My Archos 9 was $499, no shipping no tax. They are $549 now.
The 128gb SSD was $329. The 60gb HDD (70$) became a free upgrade for my Asus EEE. Net SSD upgrade cost = $259.
Not everyone will have an Asus EEE lying around to use the HD. You would have to ebay the HD, and you would be lucky to get half what you are claiming here and it would be a hassle. So I dissagree, you can't automatically discount old parts on your upgrade unless the supplier does it for you.
So real price today: $549 + $329 + $80 = $958
An ipad with 64gb SSD is $699. Another 64gb SSD for the iPad, if it could handle one, would cost an average of $215. Make that $914 for a 128gb iPad.
Uneeded and doesn't exist. iPad for me is a house surfing/reader. I am perfectly happy with 16G. A Kindle has what, 3G? So 16G reasonable and fast: $500.
1024 x 768? Because I could, and now anything that would fit on the ipad's screen will also fit on my Archos 9 screen, except of course in less space.
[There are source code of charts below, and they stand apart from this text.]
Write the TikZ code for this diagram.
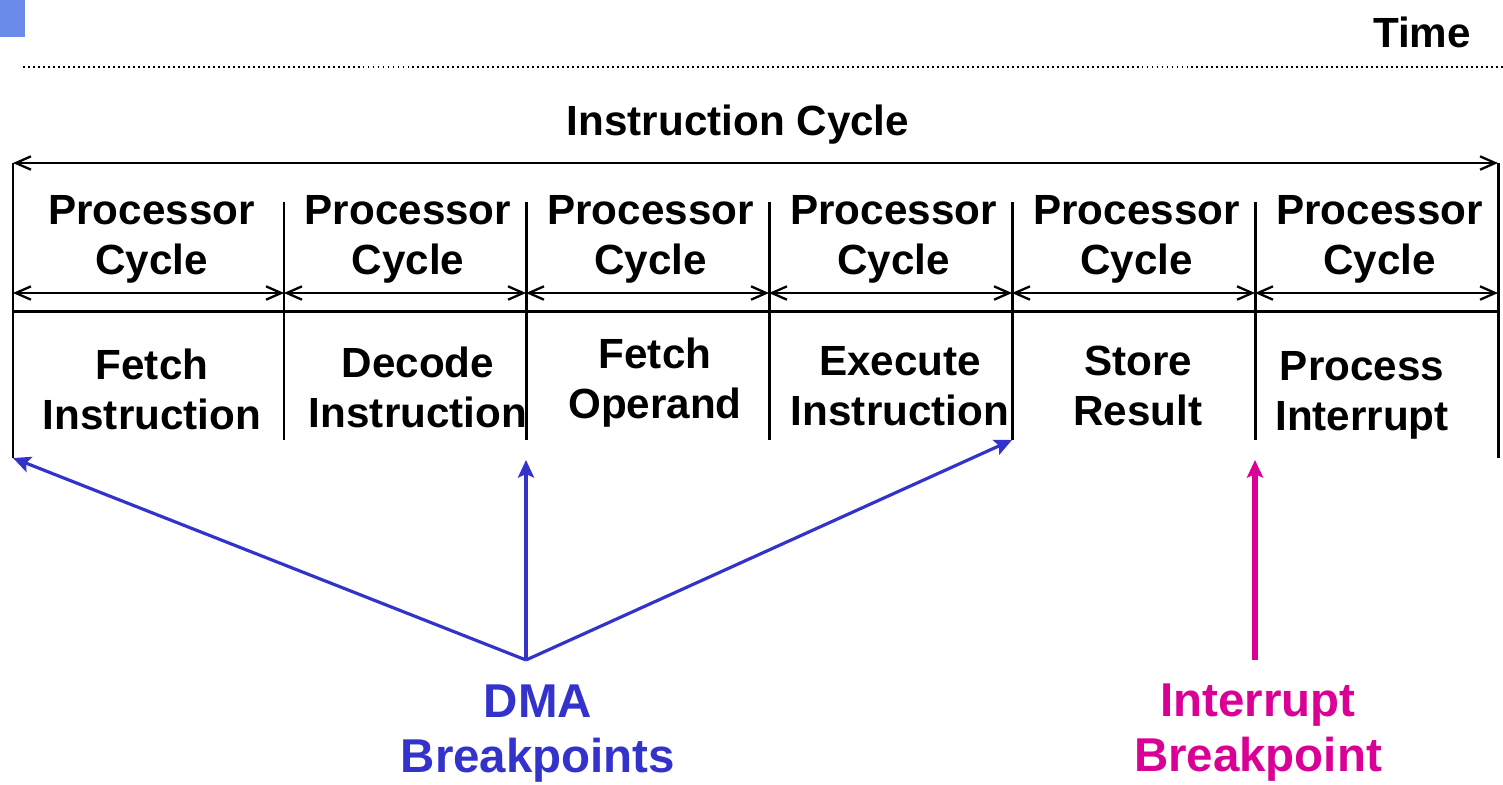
\documentclass[tikz,border=0pt]{standalone}
\usepackage{fontspec}
\setmainfont{Liberation Sans}
\usetikzlibrary{arrows.meta}

\definecolor{dmablue}{RGB}{51,51,204}
\definecolor{intpink}{RGB}{218,0,150}
\definecolor{tabblue}{RGB}{107,139,235}

\begin{document}
\begin{tikzpicture}[
  x=0.01cm, y=-0.01cm,
  lbl/.style={font=\bfseries\fontsize{12}{14.2}\selectfont, align=center, inner sep=0pt},
  biglbl/.style={font=\bfseries\fontsize{13.5}{15.6}\selectfont, align=center, inner sep=0pt},
  span/.style={line width=0.65pt, {Straight Barb[length=4.3pt,width=3.8pt]}-{Straight Barb[length=4.3pt,width=3.8pt]}},
  rule/.style={line width=0.85pt},
  brk/.style={-{Stealth[length=5pt,width=4.6pt,inset=1pt]}}
]
  \useasboundingbox (0,0) rectangle (1503,784);

  % corner tab and time line
  \fill[tabblue] (0,0) rectangle (25,37);
  \node[lbl] (time) at (1422,32) {Time};
  \draw[line width=0.6pt, dash pattern=on 0.55pt off 0.87pt] (23,67) -- (1503,67);

  % instruction cycle span
  \node[lbl] (ic) at (738,125) {Instruction Cycle};
  \coordinate (icl) at (13,163);
  \coordinate (icr) at (1498,163);
  \draw[span] (icl) -- (icr);

  % outer borders
  \coordinate (bl) at (13,458);
  \coordinate (br) at (1498,458);
  \draw[rule] (icl) -- (bl);
  \draw[rule] (icr) -- (br);
  \draw[rule] (13,311) -- (1498,311);

  % processor cycles
  \foreach \i/\a/\b in {1/13/284, 2/284/526, 3/526/769, 4/769/1012, 5/1012/1255, 6/1255/1498} {
    \coordinate (d\i) at (\b,440);
    \node[lbl] (pc\i) at ({(\a+\b)/2+3},239) {Processor\\Cycle};
    \draw[span] (\a,293) -- (\b,293);
  }
  \foreach \i/\x in {1/284, 2/526, 3/769, 4/1012, 5/1255}
    \draw[rule] (\x,202) -- (d\i);

  % stages
  \node[lbl] (s1) at (152,389) {Fetch\\Instruction};
  \node[lbl] (s2) at (418,387) {Decode\\Instruction};
  \node[lbl] (s3) at (655,383) {Fetch\\Operand};
  \node[lbl] (s4) at (900,386) {Execute\\Instruction};
  \node[lbl] (s5) at (1138,386) {Store\\Result};
  \node[lbl] (s6) at (1362,395) {Process\\Interrupt};

  % breakpoints
  \coordinate (dma) at (526,660);
  \coordinate (dmaup) at (526,460);
  \coordinate (intr) at (1255,660);
  \coordinate (intup) at (1255,460);
  \draw[brk, dmablue, line width=0.9pt] (dma) -- (bl);
  \draw[brk, dmablue, line width=0.9pt] (dma) -- (dmaup);
  \draw[brk, dmablue, line width=0.9pt] (dma) -- (d4);
  \draw[brk, intpink, line width=1.9pt] (intr) -- (intup);

  \node[biglbl, text=dmablue] (dmalbl) at (538,734) {DMA\\Breakpoints};
  \node[biglbl, text=intpink] (intlbl) at (1258,733) {Interrupt\\Breakpoint};
\end{tikzpicture}
\end{document}
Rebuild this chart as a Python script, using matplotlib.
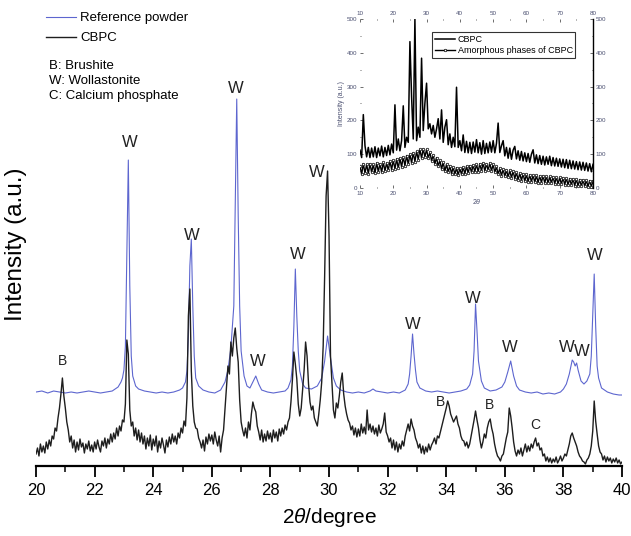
import numpy as np
import matplotlib
matplotlib.use('Agg')
import matplotlib.pyplot as plt
from matplotlib.ticker import MultipleLocator

plt.rcParams['font.family'] = ['Liberation Sans', 'DejaVu Sans']
plt.rcParams['mathtext.fontset'] = 'custom'
plt.rcParams['mathtext.it'] = 'Liberation Sans:italic'

# --- main pattern, 2theta 20-40 ---
# CBPC, sampled every 0.05 deg
cbpc_2theta = np.linspace(20, 40, 401)
cbpc_int = [
    12, 18, 10, 22, 14, 20, 13, 24, 17, 26, 20, 30, 27, 38, 35, 48, 58, 72, 88, 70,
    58, 44, 36, 24, 30, 18, 26, 14, 24, 16, 27, 19, 23, 13, 22, 17, 25, 15, 21, 14,
    24, 17, 26, 19, 14, 25, 20, 28, 18, 27, 22, 32, 24, 33, 27, 38, 30, 40, 35, 46,
    44, 62, 126, 112, 56, 40, 44, 30, 38, 26, 36, 24, 33, 22, 30, 17, 28, 20, 31, 16,
    27, 20, 30, 14, 25, 18, 28, 21, 13, 26, 19, 29, 22, 32, 24, 30, 22, 33, 28, 38,
    33, 45, 40, 68, 150, 177, 95, 60, 44, 38, 37, 28, 24, 18, 26, 15, 29, 22, 32, 25,
    31, 22, 34, 26, 20, 30, 14, 28, 36, 57, 78, 100, 92, 124, 110, 128, 138, 118, 104, 66,
    44, 36, 30, 38, 28, 44, 36, 52, 64, 58, 54, 40, 34, 26, 36, 24, 32, 25, 35, 27,
    33, 24, 36, 28, 34, 25, 37, 30, 38, 32, 41, 36, 44, 48, 64, 86, 114, 102, 87, 62,
    50, 58, 77, 96, 124, 110, 82, 64, 56, 60, 48, 44, 40, 52, 66, 84, 120, 190, 270, 295,
    230, 110, 83, 56, 48, 63, 58, 70, 84, 93, 72, 60, 52, 46, 43, 36, 40, 31, 38, 29,
    37, 30, 42, 33, 39, 32, 56, 36, 42, 34, 40, 32, 38, 30, 41, 33, 37, 42, 53, 34,
    30, 24, 28, 18, 26, 16, 24, 14, 22, 17, 25, 20, 30, 36, 42, 35, 47, 40, 36, 28,
    24, 18, 22, 13, 20, 12, 19, 14, 22, 16, 21, 24, 28, 22, 30, 28, 34, 40, 46, 52,
    58, 65, 60, 52, 48, 44, 47, 50, 42, 38, 30, 26, 25, 20, 24, 18, 22, 30, 38, 46,
    55, 46, 38, 26, 18, 24, 32, 28, 38, 44, 47, 38, 32, 22, 15, 10, 8, 5, 10, 12,
    20, 28, 34, 58, 50, 38, 24, 15, 10, 16, 12, 18, 10, 16, 22, 14, 20, 15, 22, 18,
    24, 28, 20, 23, 16, 18, 10, 12, 5, 9, 4, 8, 3, 7, 4, 9, 3, 6, 10, 5,
    8, 12, 10, 16, 22, 30, 33, 28, 24, 20, 14, 10, 8, 5, 4, 2, 6, 8, 12, 20,
    35, 65, 45, 32, 20, 14, 12, 6, 10, 4, 9, 5, 8, 3, 7, 4, 8, 3, 6, 2,
    4,
]

# reference powder (already offset above the CBPC trace)
ref_2theta = [
    20.0, 20.2, 20.4, 20.6, 20.8, 21.0, 21.2, 21.4, 21.6, 21.8, 22.0, 22.2, 22.4, 22.6,
    22.7, 22.8, 22.9, 22.95, 23.0, 23.05, 23.1, 23.15, 23.2, 23.25, 23.3, 23.4, 23.5,
    23.7, 23.9, 24.1, 24.3, 24.5, 24.7, 24.9, 25.0, 25.1, 25.15, 25.2, 25.25, 25.3,
    25.35, 25.4, 25.45, 25.55, 25.7, 25.9, 26.1, 26.3, 26.45, 26.55, 26.65, 26.75,
    26.8, 26.85, 26.9, 26.95, 27.0, 27.1, 27.2, 27.3, 27.4, 27.5, 27.6, 27.7, 27.9,
    28.1, 28.3, 28.5, 28.6, 28.7, 28.75, 28.8, 28.85, 28.9, 28.95, 29.0, 29.1, 29.2,
    29.4, 29.6, 29.75, 29.85, 29.95, 30.05, 30.15, 30.25, 30.4, 30.6, 30.8, 31.0,
    31.2, 31.4, 31.5, 31.6, 31.8, 32.0, 32.2, 32.4, 32.6, 32.7, 32.75, 32.8, 32.85,
    32.9, 32.95, 33.0, 33.1, 33.3, 33.5, 33.7, 33.9, 34.1, 34.3, 34.5, 34.7, 34.8,
    34.9, 34.95, 35.0, 35.05, 35.1, 35.2, 35.3, 35.5, 35.7, 35.9, 36.0, 36.1, 36.2,
    36.3, 36.4, 36.5, 36.7, 36.9, 37.1, 37.3, 37.5, 37.7, 37.9, 38.0, 38.1, 38.2,
    38.3, 38.35, 38.4, 38.45, 38.5, 38.6, 38.7, 38.8, 38.9, 38.95, 39.0, 39.05, 39.1,
    39.15, 39.2, 39.3, 39.5, 39.7, 39.9, 40.0,
]
ref_int = [
    74, 75, 73, 75, 74, 73, 74, 73, 74, 75, 74, 73, 74, 75,
    77, 79, 84, 88, 96, 120, 210, 306, 180, 110, 90, 80, 77,
    75, 74, 73, 74, 73, 74, 76, 78, 84, 95, 130, 200, 227,
    160, 110, 88, 80, 76, 74, 73, 76, 84, 96, 118, 160,
    260, 367, 250, 160, 115, 90, 80, 78, 84, 90, 82, 76, 74,
    73, 74, 75, 78, 86, 100, 140, 197, 150, 115, 95, 82, 78,
    77, 80, 88, 105, 130, 108, 88, 80, 76, 74, 73, 74,
    73, 75, 77, 75, 74, 73, 74, 73, 76, 82, 92, 110, 132,
    112, 96, 84, 78, 75, 74, 75, 74, 73, 74, 75, 77, 81,
    92, 115, 162, 135, 105, 85, 78, 75, 76, 79, 84, 94, 105,
    90, 80, 76, 74, 73, 74, 72, 73, 72, 74, 77, 82, 92,
    106, 104, 100, 103, 96, 85, 82, 85, 92, 110, 150, 192, 140,
    100, 88, 78, 74, 72, 71, 71,
]

# phase labels: letter, 2theta, height, font size
peak_labels = [
    ('B', 20.92, 105, 10), ('W', 23.2, 324, 12), ('W', 25.32, 231, 12),
    ('W', 26.83, 378, 12), ('W', 27.58, 105, 12), ('W', 28.94, 212, 12),
    ('W', 29.59, 294, 12), ('W', 32.87, 142, 12), ('W', 34.91, 168, 12),
    ('W', 36.18, 119, 12), ('W', 38.12, 119, 12), ('W', 38.63, 115, 12),
    ('W', 39.08, 211, 12), ('B', 33.79, 64, 10), ('B', 35.49, 61, 10),
    ('C', 37.03, 41, 10),
]

# --- inset: full range 10-80, every 0.5 deg ---
inset_2theta = np.linspace(10, 80, 141)
inset_cbpc = [
    112, 90, 217, 125, 92, 120, 90, 118, 92, 122, 90, 118, 95, 124, 92, 120, 96, 126, 98, 130,
    104, 246, 112, 145, 110, 140, 243, 120, 150, 135, 433, 271, 145, 500, 140, 180, 150, 384, 170, 251,
    310, 175, 190, 160, 185, 150, 175, 205, 145, 231, 135, 180, 202, 128, 160, 120, 150, 122, 298, 120,
    140, 110, 157, 105, 138, 104, 135, 102, 136, 106, 143, 104, 134, 100, 140, 102, 132, 104, 136, 106,
    140, 104, 132, 192, 105, 125, 140, 95, 120, 88, 118, 85, 112, 123, 86, 110, 82, 108, 80, 104,
    78, 102, 76, 100, 113, 74, 98, 72, 96, 70, 94, 68, 92, 70, 94, 66, 90, 65, 88, 64,
    86, 62, 85, 60, 84, 58, 82, 57, 80, 56, 78, 54, 77, 53, 76, 52, 74, 50, 72, 48,
    70,
]
inset_amorph = [
    66, 40, 72, 44, 70, 42, 72, 46, 70, 44, 74, 48, 72, 46, 76, 50, 74, 52, 80, 54,
    82, 56, 86, 58, 88, 62, 92, 66, 96, 70, 100, 74, 104, 78, 108, 84, 114, 88, 116, 92,
    114, 88, 106, 80, 98, 72, 90, 64, 82, 56, 76, 50, 70, 46, 66, 42, 62, 40, 60, 38,
    58, 40, 62, 42, 64, 44, 66, 46, 68, 48, 70, 48, 72, 50, 74, 50, 72, 52, 74, 50,
    70, 46, 64, 40, 58, 36, 56, 34, 54, 32, 52, 30, 50, 28, 46, 24, 44, 22, 42, 20,
    40, 19, 39, 18, 38, 17, 37, 16, 36, 16, 36, 15, 35, 14, 34, 14, 33, 13, 32, 12,
    31, 11, 30, 10, 29, 9, 28, 8, 27, 7, 26, 6, 25, 5, 24, 5, 23, 4, 22, 4,
    21,
]

BLUE = '#5d66cf'
BLACK = '#1e1e1e'

fig = plt.figure(figsize=(6.31, 5.36), dpi=100)
ax = fig.add_axes([0.0571, 0.1306, 0.9287, 0.832])

ax.plot(ref_2theta, ref_int, color=BLUE, lw=0.8, label='Reference powder')
ax.plot(cbpc_2theta, cbpc_int, color=BLACK, lw=1.0, label='CBPC')

for txt, x, y, fs in peak_labels:
    ax.text(x, y, txt, fontsize=fs, ha='center', va='center', color='#222222')

ax.set_xlim(20, 40)
ax.set_ylim(0, 446)
for s in ('left', 'right', 'top'):
    ax.spines[s].set_visible(False)
ax.spines['bottom'].set_linewidth(1.6)
ax.set_yticks([])
ax.xaxis.set_major_locator(MultipleLocator(2))
ax.xaxis.set_minor_locator(MultipleLocator(1))
ax.tick_params(axis='x', which='major', direction='out', length=8, width=1.3,
               labelsize=12, pad=4)
ax.tick_params(axis='x', which='minor', direction='out', length=4, width=1.1)
ax.set_xlabel(r'2$\mathit{\theta}$/degree', fontsize=15, labelpad=6)
fig.text(0.026, 0.545, 'Intensity (a.u.)', rotation=90, fontsize=17.5,
         ha='center', va='center')

leg = ax.legend(loc='upper left', bbox_to_anchor=(0.008, 1.03), frameon=False,
                fontsize=9.5, handlelength=2.3, handletextpad=0.3,
                labelspacing=0.6, borderaxespad=0)
fig.text(0.078, 0.849, 'B: Brushite\nW: Wollastonite\nC: Calcium phosphate',
         fontsize=9.5, ha='left', va='center', linespacing=1.33)

# inset
axi = fig.add_axes([0.5705, 0.6493, 0.3693, 0.3153])
axi.plot(inset_2theta, inset_cbpc, color='black', lw=1.1, label='CBPC')
axi.plot(inset_2theta, inset_amorph, color='black', lw=1.0, marker='o',
         markersize=1.8, mfc='white', mew=0.5, label='Amorphous phases of CBPC')
axi.set_xlim(10, 80)
axi.set_ylim(0, 500)
for s in ('left', 'top', 'bottom'):
    axi.spines[s].set_visible(False)
axi.spines['right'].set_linewidth(1.0)
axi.xaxis.set_major_locator(MultipleLocator(10))
axi.xaxis.set_minor_locator(MultipleLocator(5))
axi.yaxis.set_major_locator(MultipleLocator(100))
axi.yaxis.set_minor_locator(MultipleLocator(50))
axi.tick_params(which='both', direction='in', top=True, right=True,
                labeltop=True, labelright=True, labelsize=4.5,
                labelcolor='#4a4f70', colors='#555555', width=0.6, pad=2)
axi.tick_params(which='major', length=2)
axi.tick_params(which='minor', length=1)
axi.set_xlabel(r'2$\mathit{\theta}$', fontsize=5, labelpad=1, color='#4a4f70')
axi.set_ylabel('Intensity (a.u.)', fontsize=5, labelpad=1, color='#4a4f70')
lg = axi.legend(loc='upper left', bbox_to_anchor=(0.31, 0.92), fontsize=6.5,
                frameon=True, fancybox=False, edgecolor='black',
                handlelength=2.2, handletextpad=0.3, labelspacing=0.2,
                borderpad=0.3, borderaxespad=0)
lg.get_frame().set_linewidth(0.8)

fig.savefig('out.png', dpi=100)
Geez, serious iPad screen envy? Setting a 1024x600 screen to 1024x768, doesn't give you equal screen real estate, Now everything you look at is at a non native resolution introducing artifacts. Not only that but you have messed up the aspect ratio of everything, squeezing it. This is just plain nutty.
Youtube performance is partly a function of your web connection speed. I have slow DSL, and even my desktop drops a few frames when watching HD youtube videos. I've learned to pause the video and let it cache up to get decent playback. Non-HD videos play the same (fine) on my 9 as they do on my desktop.
Except the Video I posted, clearly showed they were ahead on buffering and it was still choking. Probably doesn't have the CPU power to buffer and play at the same time.
The big deal is that I've got a full desktop OS, optimized for touch input, running on a portable tablet. Because the OS has been optimized, EVERY app running on it can also be controlled with touch inputs.
Except that it isn't optimized for touch. It's as optimized as windows gets, which isn't optimized at all. It is still a tacked on afterthought. Merely substituting touch for mouse clicks in mouse designed applications is not touch optimized. Touch optimized is designed for touch applications.
You still have a mediocre touch experience, but you also have an extremely mediocre Windows PC experience still running on craptacular hardware (for windows) Slow Atom processor, slow integrated graphics, 1GB of memory.
If you actually need full windows capability you would be much
better off just buying a decent laptop, for similar money you could have a kick ass laptop.
For $925 you could get an HP 4710s. 17" 1600x900 screen, 2.1GHz Core Duo, 3GB DDR, 320GB HD, ATI Mobility Radeon HD 4330, and MUCH more... This is actually usable windows hardware.
Windows tablets have been failing for years because you essential are paying for a mediocre touch experience coupled with a mediocre windows experience. Most people recognize, you are better off using windows as intended on HW that actually has the performance to run it.